Living in sin cityComing from one of the remote parts in the southern belt of Nepal, I always measured Kathmandu to be huge and overwhelming entity.
My life was going well. I had been enrolled into one of the best schools in the country. My uncle had just gotten a diversity visa and was on the path to becoming financially adept abroad. He had even volunteered to financially support me and my brother’s education. My father—who worked in Qatar—spoke with great excitement on the rare occasions he got to call. Although he was in his 50s, there was always a soothing calmness in his voice that made me feel as if everything was under control.
My life soon spiraled.
The boys, with whom I shared my room in the hostel, turned out to be ill-behaved and they also did drugs. They didn’t have a care in the world for their futures. Their behaviour was very elusive during the first three months. My worry and doubt towards their lifestyle and attitude increased with the number of alcohol bottles stacked under their beds.

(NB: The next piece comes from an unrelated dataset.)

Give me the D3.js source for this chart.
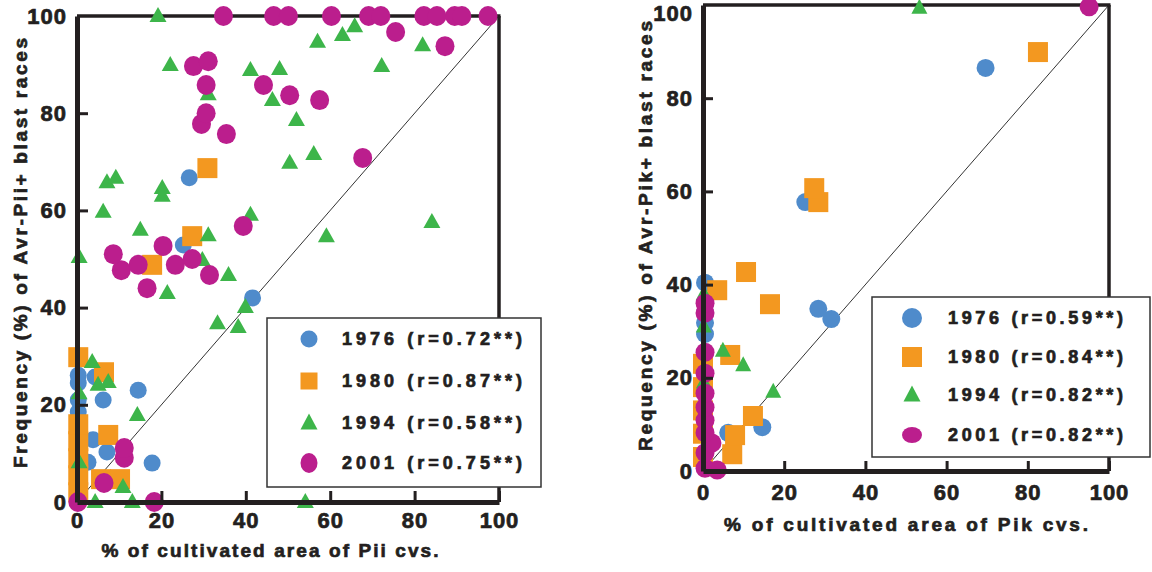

One day I decided to return back to my room from the school library instead of studying chemistry there. As I latched open the door, I encountered a whole group of them spread across my room. Some were crouched up in the corner whereas others laid sprawled across the floor. They were all blowing out thick fumes of marijuana smoke from their cigarettes sticks. My room was an utter mess and reeked of smoke.
Undoubtedly, I had grabbed their attention; everybody looked at me with threatening eyes. I was glued to where I stood, paralysed by fear. Suddenly, one of them approached me and flew a punch at my nose. He lifted me by my collar and warned to harm me if I complained about any of their activities to the house-warden. They then took their turns to threaten and hurt me.
The city that I had once looked up to and dreamt of nurturing myself in had now become alien to me. I was growing afraid of what lurked beyond my school compound as much as I was afraid of their tormenting presence. Bullying me had become their daily routine and they mercilessly continued doing so. I waited for months thinking that they’d finally stop, but it continued until I grew accustomed to what I had to deal with. I would weep at my fate. And while my classmates enjoyed their days at school, I struggled to adjust myself with the environment I was exposed to. Things then took a turn for the worst.
My uncle, who was supporting me financially, could no longer afford to. My father lost his job and had to return to the country and was in search of employment.
During this struggle, my father supported and motivated me with his life changing advices.
He said: “Son, when I was your age, I had to look after my family. We had a very hard time even managing two square meals a day. I had to quit my education to earn a living. I never thought of the consequences that it would lead me to in the long-run. Don’t quit your studies. You will soar.”
Those were the words that liberated me from all of my problems.